Trial of the Century: “When the Pope Does It, That Means Its Not Illegal.”

In the galaxy of Italian Catholicism, Alberto Melloni and Sandro Magister may not quite be matter and anti-matter, but they’re definitely not on the same planet. Melloni is a progressive historian and essayist, an exponent of the “Bologna School” and its liberal reading of Vatican II, while Magister, an influential journalist, is a voice for the church’s conservative and traditional wing.

When Melloni and Magister agree on something, therefore, you can be reasonably sure it’s beyond politics. Melloni and Magister are also veteran figures, who’ve more than logged the miles to know what they’re talking about.

All this comes to mind in light of an essay Melloni published Monday, which echoes a point Magister first made last May: To wit, that a new fundamental law Pope Francis issued for the Vatican City State on May 13, 2023, contains an absolutely unprecedented claim about the pontiff’s temporal authority.

The pope, the document asserts, is “called by virtue of the munus petrinum [Petrine ministry] to exercise sovereign powers over the Vatican City State.”

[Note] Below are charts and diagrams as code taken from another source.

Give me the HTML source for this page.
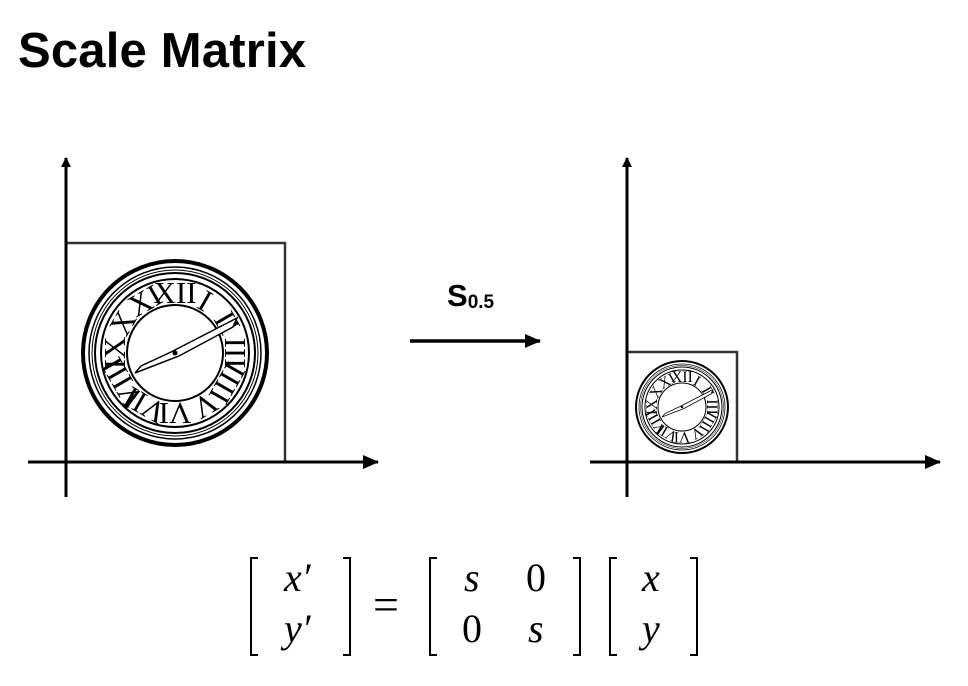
<!DOCTYPE html>
<html><head><meta charset="utf-8"><style>
html,body{margin:0;padding:0;background:#fff;width:968px;height:686px;overflow:hidden}
svg{display:block}
</style></head><body>
<svg id="s" width="968" height="686" viewBox="0 0 968 686" xmlns="http://www.w3.org/2000/svg">
<text x="18" y="67" font-family="Liberation Sans, sans-serif" font-weight="bold" font-size="49" textLength="288" fill="#000">Scale Matrix</text>
<defs>
<marker id="ah" markerWidth="10" markerHeight="10" refX="9" refY="5" orient="auto" markerUnits="userSpaceOnUse"><path d="M0,0 L10,5 L0,10 z" fill="#000"/></marker>
<marker id="ah2" markerWidth="16" markerHeight="14" refX="15" refY="7" orient="auto" markerUnits="userSpaceOnUse"><path d="M0,0 L16,7 L0,14 z" fill="#000"/></marker>
<g id="clock" fill="none" stroke="#000"></g>
</defs>
<g>
<rect x="66" y="243" width="219" height="219" fill="none" stroke="#333" stroke-width="2.5"/>
<use href="#clock" transform="translate(175,353)"/>
<line x1="28" y1="462" x2="378" y2="462" stroke="#000" stroke-width="3" marker-end="url(#ah2)"/>
<line x1="66" y1="497" x2="66" y2="158" stroke="#000" stroke-width="3" marker-end="url(#ah)"/>
</g>
<g>
<line x1="410" y1="341" x2="540" y2="341" stroke="#000" stroke-width="3.5" marker-end="url(#ah2)"/>
<text x="447" y="306" font-family="Liberation Sans, sans-serif" font-weight="bold" font-size="31">S<tspan font-size="19" dy="2">0.5</tspan></text>
</g>
<g>
<rect x="627" y="352" width="110" height="110" fill="none" stroke="#333" stroke-width="2.5"/>
<use href="#clock" transform="translate(682,407) scale(0.5)"/>
<line x1="590" y1="462" x2="940" y2="462" stroke="#000" stroke-width="3" marker-end="url(#ah2)"/>
<line x1="627" y1="497" x2="627" y2="158" stroke="#000" stroke-width="3" marker-end="url(#ah)"/>
</g>
<g font-family="Liberation Serif, serif" font-size="40" fill="#000" stroke="none">
<path d="M258,558 H251 V655 H258 M343,558 H350 V655 H343" fill="none" stroke="#000" stroke-width="2"/>
<text x="284" y="591" font-style="italic">x′</text>
<text x="284" y="642" font-style="italic">y′</text>
<text x="373" y="620" font-size="46">=</text>
<path d="M437,558 H430 V655 H437 M573,558 H580 V655 H573" fill="none" stroke="#000" stroke-width="2"/>
<text x="464" y="591" font-style="italic">s</text>
<text x="526" y="591">0</text>
<text x="462" y="642">0</text>
<text x="528" y="642" font-style="italic">s</text>
<path d="M617,558 H610 V655 H617 M690,558 H697 V655 H690" fill="none" stroke="#000" stroke-width="2"/>
<text x="642" y="591" font-style="italic">x</text>
<text x="642" y="642" font-style="italic">y</text>
</g>
</svg>
<script>
const NS="http://www.w3.org/2000/svg";
const c=document.getElementById('clock');
function add(tag,attrs){const e=document.createElementNS(NS,tag);for(const k in attrs)e.setAttribute(k,attrs[k]);c.appendChild(e);return e;}
add('circle',{r:92,'stroke-width':4});
add('circle',{r:86,'stroke-width':1.5});
add('circle',{r:83,'stroke-width':1});
add('circle',{r:80,'stroke-width':2});
add('circle',{r:74,'stroke-width':2});
add('circle',{r:48,'stroke-width':2});
const nums=["XII","I","II","III","IIII","V","VI","VII","VIII","IX","X","XI"];
for(let i=0;i<12;i++){
 const a=i*30;
 const t=add('text',{x:0,y:-50,'text-anchor':'middle','font-family':'Liberation Serif, serif','font-size':31,fill:'#000',stroke:'none',transform:'rotate('+a+')'});
 t.textContent=nums[i];
}
add('polygon',{points:"-4,-1 62,-35 58,-26 4,3 -40,20 -34,13",fill:'#fff','stroke-width':1.5});
add('circle',{r:2,fill:'#000'});
</script>
</body></html>
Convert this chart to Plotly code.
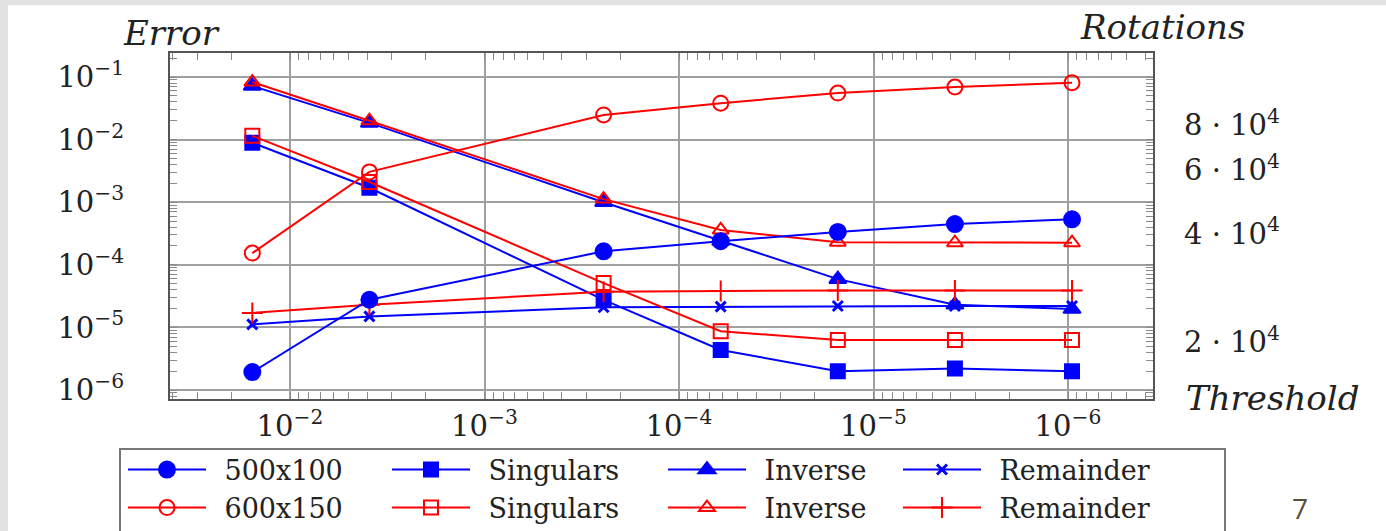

When the document first appeared, Magister wrote that “in reality, in the doctrine of the Catholic Church, the munus petrinum that Jesus conferred on the first of the apostles has nothing to do with any temporal power.” He backed that up with an appeal to history, noting that the papacy existed for at least eight centuries without any territory of its own, and also continued to exercise its ministry between 1870 and 1929 when it once again was bereft of any state over which to rule.

Melloni was more caustic in his own analysis on Monday.

“Not even the most tenacious defenders of temporal power have ever maintained that it was conferred on Peter consistent with the primacy and infallibility defined by the First Vatican Council,” Melloni wrote.